Output exactly the lines from the first line of the records below through the line containing "box] (s3) at", both included, leaving out any pictures.

Source code of charts
################

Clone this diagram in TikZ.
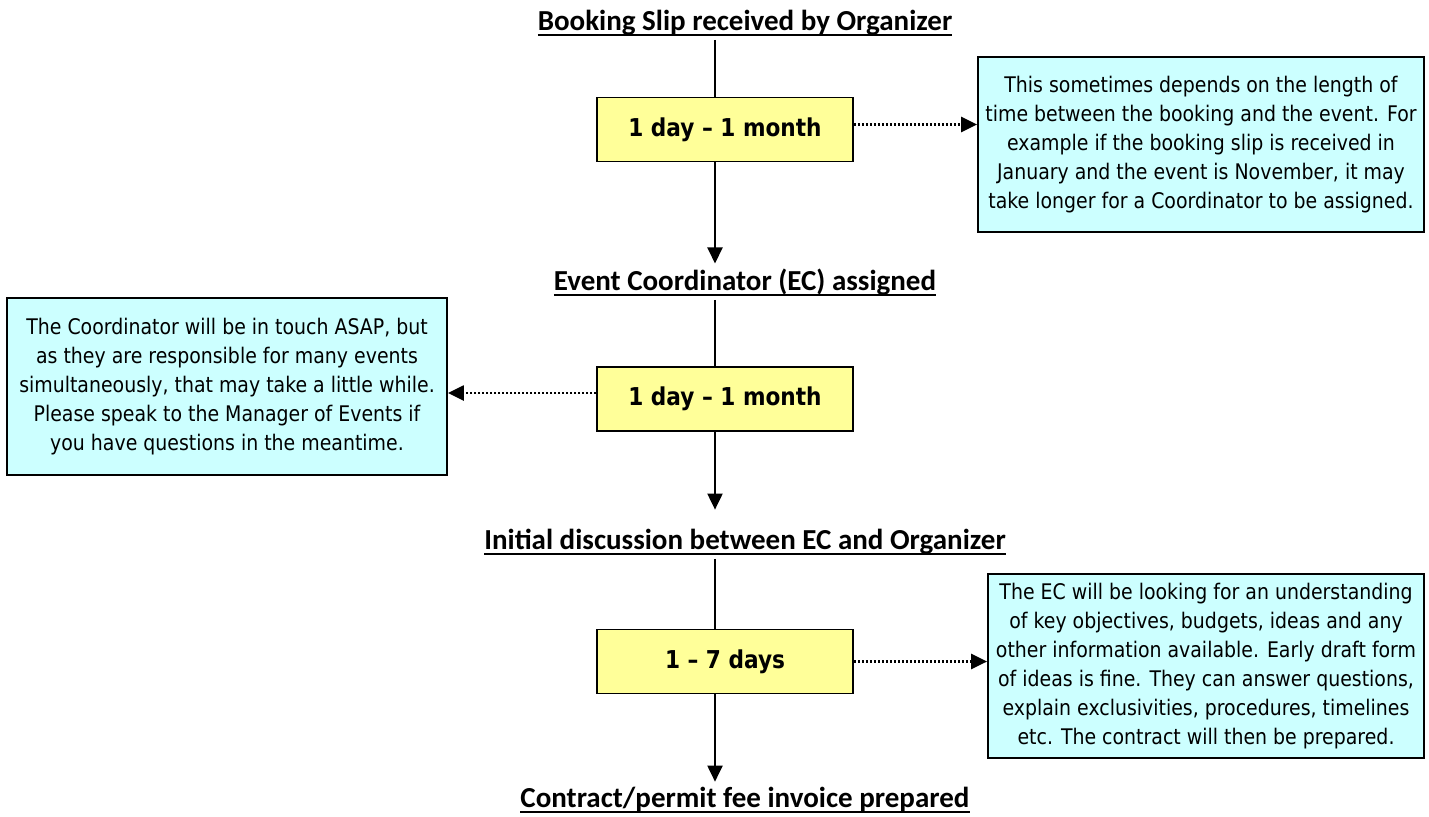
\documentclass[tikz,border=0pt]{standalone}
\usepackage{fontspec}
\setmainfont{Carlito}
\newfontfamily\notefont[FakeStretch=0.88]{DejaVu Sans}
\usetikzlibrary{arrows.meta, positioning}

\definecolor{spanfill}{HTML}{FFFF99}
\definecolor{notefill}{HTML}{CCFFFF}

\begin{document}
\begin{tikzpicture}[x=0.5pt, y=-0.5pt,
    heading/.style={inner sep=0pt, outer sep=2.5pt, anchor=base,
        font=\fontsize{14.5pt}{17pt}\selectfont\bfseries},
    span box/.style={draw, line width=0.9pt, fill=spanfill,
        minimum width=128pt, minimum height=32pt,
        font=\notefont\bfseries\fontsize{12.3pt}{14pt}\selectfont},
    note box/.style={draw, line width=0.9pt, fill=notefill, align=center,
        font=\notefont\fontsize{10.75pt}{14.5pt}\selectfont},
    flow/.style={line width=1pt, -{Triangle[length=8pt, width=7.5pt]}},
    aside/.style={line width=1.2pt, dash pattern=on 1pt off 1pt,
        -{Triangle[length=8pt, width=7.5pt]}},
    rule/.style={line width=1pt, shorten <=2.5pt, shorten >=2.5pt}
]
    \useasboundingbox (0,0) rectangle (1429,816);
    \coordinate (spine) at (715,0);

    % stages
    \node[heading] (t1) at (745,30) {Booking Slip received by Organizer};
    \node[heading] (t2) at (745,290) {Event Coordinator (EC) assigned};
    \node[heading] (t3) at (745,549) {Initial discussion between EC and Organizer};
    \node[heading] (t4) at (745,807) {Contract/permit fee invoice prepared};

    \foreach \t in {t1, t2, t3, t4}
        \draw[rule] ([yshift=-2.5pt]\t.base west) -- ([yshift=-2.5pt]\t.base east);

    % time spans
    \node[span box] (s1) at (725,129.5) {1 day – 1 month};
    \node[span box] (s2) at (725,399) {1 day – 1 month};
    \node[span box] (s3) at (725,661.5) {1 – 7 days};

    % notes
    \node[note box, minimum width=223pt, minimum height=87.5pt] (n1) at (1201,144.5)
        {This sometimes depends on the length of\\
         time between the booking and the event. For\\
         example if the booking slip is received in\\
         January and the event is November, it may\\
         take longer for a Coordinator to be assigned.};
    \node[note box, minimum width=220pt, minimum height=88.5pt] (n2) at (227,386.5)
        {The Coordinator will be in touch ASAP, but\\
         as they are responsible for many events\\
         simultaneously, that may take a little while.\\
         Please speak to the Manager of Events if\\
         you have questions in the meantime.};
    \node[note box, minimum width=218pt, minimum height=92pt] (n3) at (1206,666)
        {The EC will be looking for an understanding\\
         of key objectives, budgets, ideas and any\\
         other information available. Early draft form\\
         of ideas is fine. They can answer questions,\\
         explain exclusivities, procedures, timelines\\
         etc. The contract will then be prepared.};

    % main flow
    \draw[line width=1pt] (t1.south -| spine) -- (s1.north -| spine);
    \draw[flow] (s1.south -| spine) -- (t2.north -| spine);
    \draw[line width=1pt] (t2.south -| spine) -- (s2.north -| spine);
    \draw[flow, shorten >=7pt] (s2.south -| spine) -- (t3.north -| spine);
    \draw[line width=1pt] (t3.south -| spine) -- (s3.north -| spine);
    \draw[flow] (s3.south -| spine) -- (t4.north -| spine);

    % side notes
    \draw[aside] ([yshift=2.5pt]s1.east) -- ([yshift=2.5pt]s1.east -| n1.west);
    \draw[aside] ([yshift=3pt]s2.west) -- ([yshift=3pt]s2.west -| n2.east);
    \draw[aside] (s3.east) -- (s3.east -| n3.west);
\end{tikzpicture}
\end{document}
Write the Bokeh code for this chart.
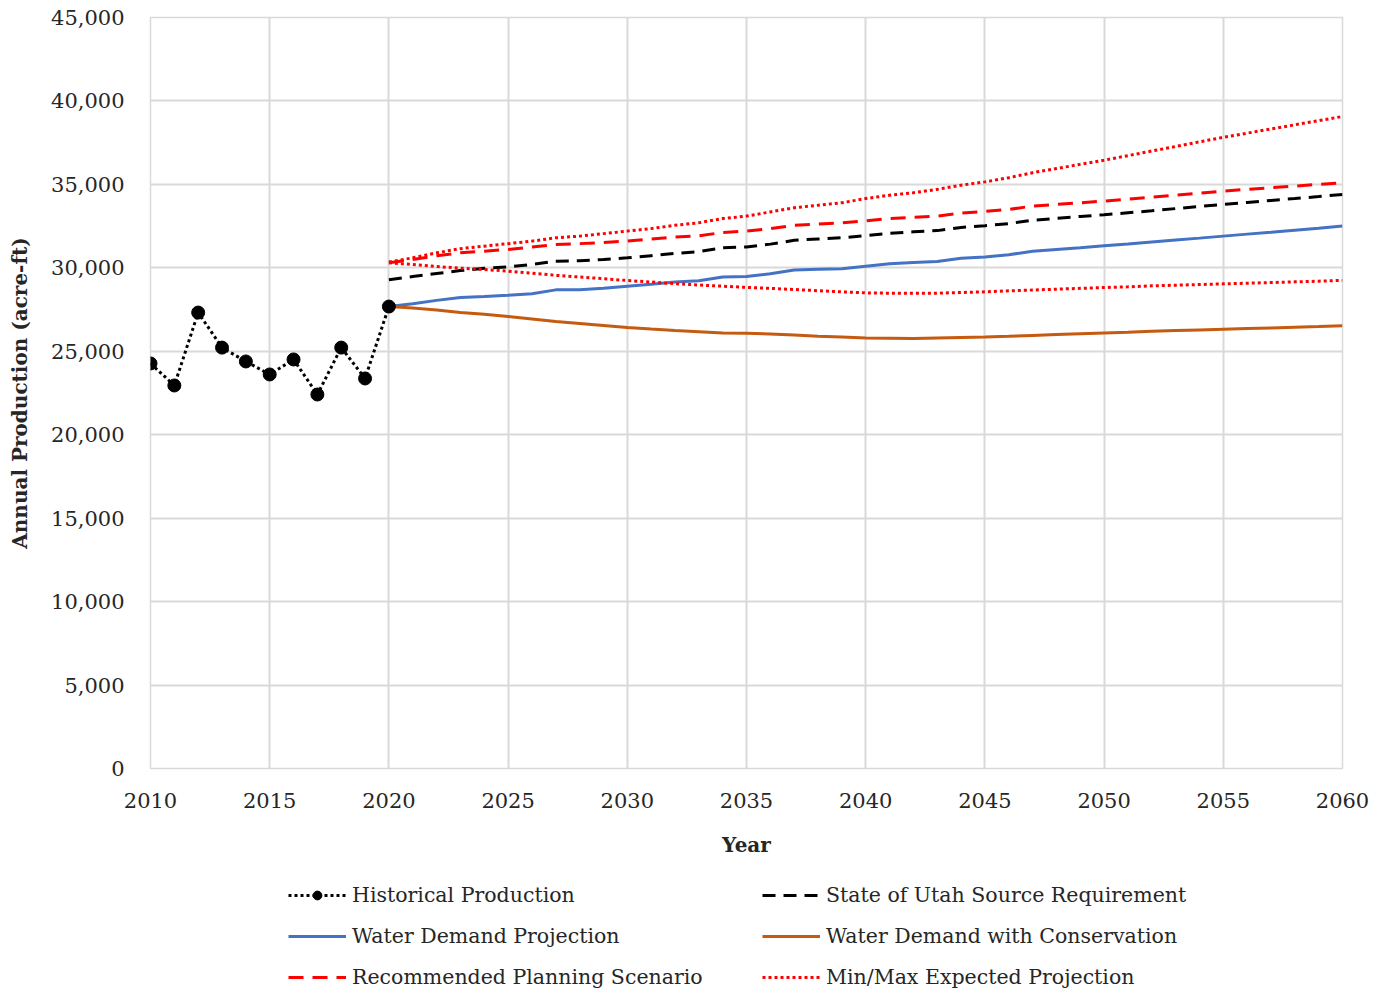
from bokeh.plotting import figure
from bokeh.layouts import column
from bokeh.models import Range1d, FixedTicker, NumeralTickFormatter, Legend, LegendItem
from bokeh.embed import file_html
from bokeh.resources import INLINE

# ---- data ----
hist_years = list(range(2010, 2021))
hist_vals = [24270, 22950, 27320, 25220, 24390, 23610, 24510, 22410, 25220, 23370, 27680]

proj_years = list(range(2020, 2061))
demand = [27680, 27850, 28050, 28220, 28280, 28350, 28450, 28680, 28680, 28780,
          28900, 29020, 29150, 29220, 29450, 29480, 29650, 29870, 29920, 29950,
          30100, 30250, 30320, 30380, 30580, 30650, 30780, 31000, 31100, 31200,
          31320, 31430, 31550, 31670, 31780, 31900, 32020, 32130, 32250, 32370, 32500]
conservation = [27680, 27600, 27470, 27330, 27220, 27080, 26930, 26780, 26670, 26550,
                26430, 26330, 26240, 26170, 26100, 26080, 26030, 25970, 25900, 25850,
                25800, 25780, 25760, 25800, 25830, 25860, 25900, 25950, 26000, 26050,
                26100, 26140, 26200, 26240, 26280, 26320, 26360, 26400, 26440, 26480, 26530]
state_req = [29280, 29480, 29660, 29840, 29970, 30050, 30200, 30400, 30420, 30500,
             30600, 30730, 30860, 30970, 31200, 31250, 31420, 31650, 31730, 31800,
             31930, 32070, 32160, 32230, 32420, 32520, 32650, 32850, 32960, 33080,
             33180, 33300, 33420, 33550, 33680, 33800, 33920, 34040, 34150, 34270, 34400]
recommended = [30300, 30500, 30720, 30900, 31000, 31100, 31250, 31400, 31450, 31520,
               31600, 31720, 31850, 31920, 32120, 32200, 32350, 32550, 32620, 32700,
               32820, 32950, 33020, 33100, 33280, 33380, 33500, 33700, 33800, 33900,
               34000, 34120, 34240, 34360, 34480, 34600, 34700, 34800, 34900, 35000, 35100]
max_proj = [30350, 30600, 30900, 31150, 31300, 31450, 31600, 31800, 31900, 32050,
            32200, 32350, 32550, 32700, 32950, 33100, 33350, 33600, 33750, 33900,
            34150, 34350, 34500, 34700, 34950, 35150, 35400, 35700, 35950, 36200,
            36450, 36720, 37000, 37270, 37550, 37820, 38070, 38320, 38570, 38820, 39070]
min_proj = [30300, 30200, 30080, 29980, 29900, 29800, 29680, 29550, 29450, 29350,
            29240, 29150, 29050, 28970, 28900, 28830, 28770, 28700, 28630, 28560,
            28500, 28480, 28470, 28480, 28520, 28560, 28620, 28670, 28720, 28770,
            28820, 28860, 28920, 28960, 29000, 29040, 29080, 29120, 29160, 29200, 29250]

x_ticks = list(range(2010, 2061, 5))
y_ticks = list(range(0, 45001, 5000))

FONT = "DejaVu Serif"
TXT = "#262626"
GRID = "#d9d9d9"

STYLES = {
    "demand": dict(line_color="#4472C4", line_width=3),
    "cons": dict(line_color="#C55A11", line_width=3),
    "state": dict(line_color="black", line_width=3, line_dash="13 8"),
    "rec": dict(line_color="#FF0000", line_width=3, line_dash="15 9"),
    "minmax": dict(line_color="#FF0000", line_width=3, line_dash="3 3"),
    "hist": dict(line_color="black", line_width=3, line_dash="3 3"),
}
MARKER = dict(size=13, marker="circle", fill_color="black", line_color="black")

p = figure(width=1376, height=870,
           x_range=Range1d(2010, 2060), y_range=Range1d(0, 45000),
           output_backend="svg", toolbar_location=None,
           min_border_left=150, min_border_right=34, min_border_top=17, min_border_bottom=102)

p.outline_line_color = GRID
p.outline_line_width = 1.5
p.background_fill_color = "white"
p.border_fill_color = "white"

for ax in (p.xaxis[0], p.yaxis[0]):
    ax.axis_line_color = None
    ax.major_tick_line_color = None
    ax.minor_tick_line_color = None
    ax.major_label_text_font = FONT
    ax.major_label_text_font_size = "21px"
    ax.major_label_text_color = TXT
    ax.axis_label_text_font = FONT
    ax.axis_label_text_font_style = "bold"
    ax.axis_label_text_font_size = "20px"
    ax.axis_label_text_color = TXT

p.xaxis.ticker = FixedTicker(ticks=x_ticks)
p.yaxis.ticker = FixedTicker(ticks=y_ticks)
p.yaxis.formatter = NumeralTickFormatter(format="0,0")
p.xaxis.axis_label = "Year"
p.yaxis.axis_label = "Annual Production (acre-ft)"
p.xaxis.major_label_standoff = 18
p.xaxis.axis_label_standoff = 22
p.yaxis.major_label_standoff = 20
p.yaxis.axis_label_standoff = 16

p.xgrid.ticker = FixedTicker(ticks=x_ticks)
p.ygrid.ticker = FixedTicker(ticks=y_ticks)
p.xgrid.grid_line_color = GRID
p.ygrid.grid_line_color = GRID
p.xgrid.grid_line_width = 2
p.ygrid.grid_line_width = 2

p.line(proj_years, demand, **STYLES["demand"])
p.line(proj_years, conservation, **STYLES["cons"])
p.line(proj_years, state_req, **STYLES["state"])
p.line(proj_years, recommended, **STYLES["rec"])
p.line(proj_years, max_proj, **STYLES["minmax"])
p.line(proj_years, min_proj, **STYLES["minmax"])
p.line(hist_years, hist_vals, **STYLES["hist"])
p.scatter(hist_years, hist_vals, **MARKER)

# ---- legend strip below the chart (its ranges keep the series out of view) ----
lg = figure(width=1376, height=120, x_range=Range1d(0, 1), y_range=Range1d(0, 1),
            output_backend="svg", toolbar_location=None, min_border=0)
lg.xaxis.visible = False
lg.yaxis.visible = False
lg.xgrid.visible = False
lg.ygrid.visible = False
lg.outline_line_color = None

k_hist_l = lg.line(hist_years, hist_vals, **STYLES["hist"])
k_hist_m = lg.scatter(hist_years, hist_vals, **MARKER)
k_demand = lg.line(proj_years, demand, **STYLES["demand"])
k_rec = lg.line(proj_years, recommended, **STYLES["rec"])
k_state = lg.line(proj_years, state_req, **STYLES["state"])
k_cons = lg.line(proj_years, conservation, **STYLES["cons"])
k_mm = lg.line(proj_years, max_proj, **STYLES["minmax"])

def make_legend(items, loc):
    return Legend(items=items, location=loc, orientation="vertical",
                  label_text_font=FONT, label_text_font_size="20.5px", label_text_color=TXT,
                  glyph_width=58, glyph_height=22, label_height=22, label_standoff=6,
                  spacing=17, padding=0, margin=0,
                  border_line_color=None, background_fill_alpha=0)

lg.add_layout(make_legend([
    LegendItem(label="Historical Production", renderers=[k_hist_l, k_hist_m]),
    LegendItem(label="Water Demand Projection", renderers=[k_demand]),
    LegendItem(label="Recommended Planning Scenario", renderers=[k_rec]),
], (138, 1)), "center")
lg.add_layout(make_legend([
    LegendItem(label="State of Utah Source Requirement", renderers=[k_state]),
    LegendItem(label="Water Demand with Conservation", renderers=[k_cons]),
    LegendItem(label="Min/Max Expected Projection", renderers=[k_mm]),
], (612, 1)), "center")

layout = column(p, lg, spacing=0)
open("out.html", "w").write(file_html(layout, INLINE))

################

Task response
Clone this diagram in TikZ.
\documentclass[tikz,border=0pt]{standalone}
\usepackage{fontspec}
\setmainfont{Carlito}
\newfontfamily\notefont[FakeStretch=0.88]{DejaVu Sans}
\usetikzlibrary{arrows.meta, positioning}

\definecolor{spanfill}{HTML}{FFFF99}
\definecolor{notefill}{HTML}{CCFFFF}

\begin{document}
\begin{tikzpicture}[x=0.5pt, y=-0.5pt,
    heading/.style={inner sep=0pt, outer sep=2.5pt, anchor=base,
        font=\fontsize{14.5pt}{17pt}\selectfont\bfseries},
    span box/.style={draw, line width=0.9pt, fill=spanfill,
        minimum width=128pt, minimum height=32pt,
        font=\notefont\bfseries\fontsize{12.3pt}{14pt}\selectfont},
    note box/.style={draw, line width=0.9pt, fill=notefill, align=center,
        font=\notefont\fontsize{10.75pt}{14.5pt}\selectfont},
    flow/.style={line width=1pt, -{Triangle[length=8pt, width=7.5pt]}},
    aside/.style={line width=1.2pt, dash pattern=on 1pt off 1pt,
        -{Triangle[length=8pt, width=7.5pt]}},
    rule/.style={line width=1pt, shorten <=2.5pt, shorten >=2.5pt}
]
    \useasboundingbox (0,0) rectangle (1429,816);
    \coordinate (spine) at (715,0);

    % stages
    \node[heading] (t1) at (745,30) {Booking Slip received by Organizer};
    \node[heading] (t2) at (745,290) {Event Coordinator (EC) assigned};
    \node[heading] (t3) at (745,549) {Initial discussion between EC and Organizer};
    \node[heading] (t4) at (745,807) {Contract/permit fee invoice prepared};

    \foreach \t in {t1, t2, t3, t4}
        \draw[rule] ([yshift=-2.5pt]\t.base west) -- ([yshift=-2.5pt]\t.base east);

    % time spans
    \node[span box] (s1) at (725,129.5) {1 day – 1 month};
    \node[span box] (s2) at (725,399) {1 day – 1 month};
    \node[span box] (s3) at (725,661.5) {1 – 7 days};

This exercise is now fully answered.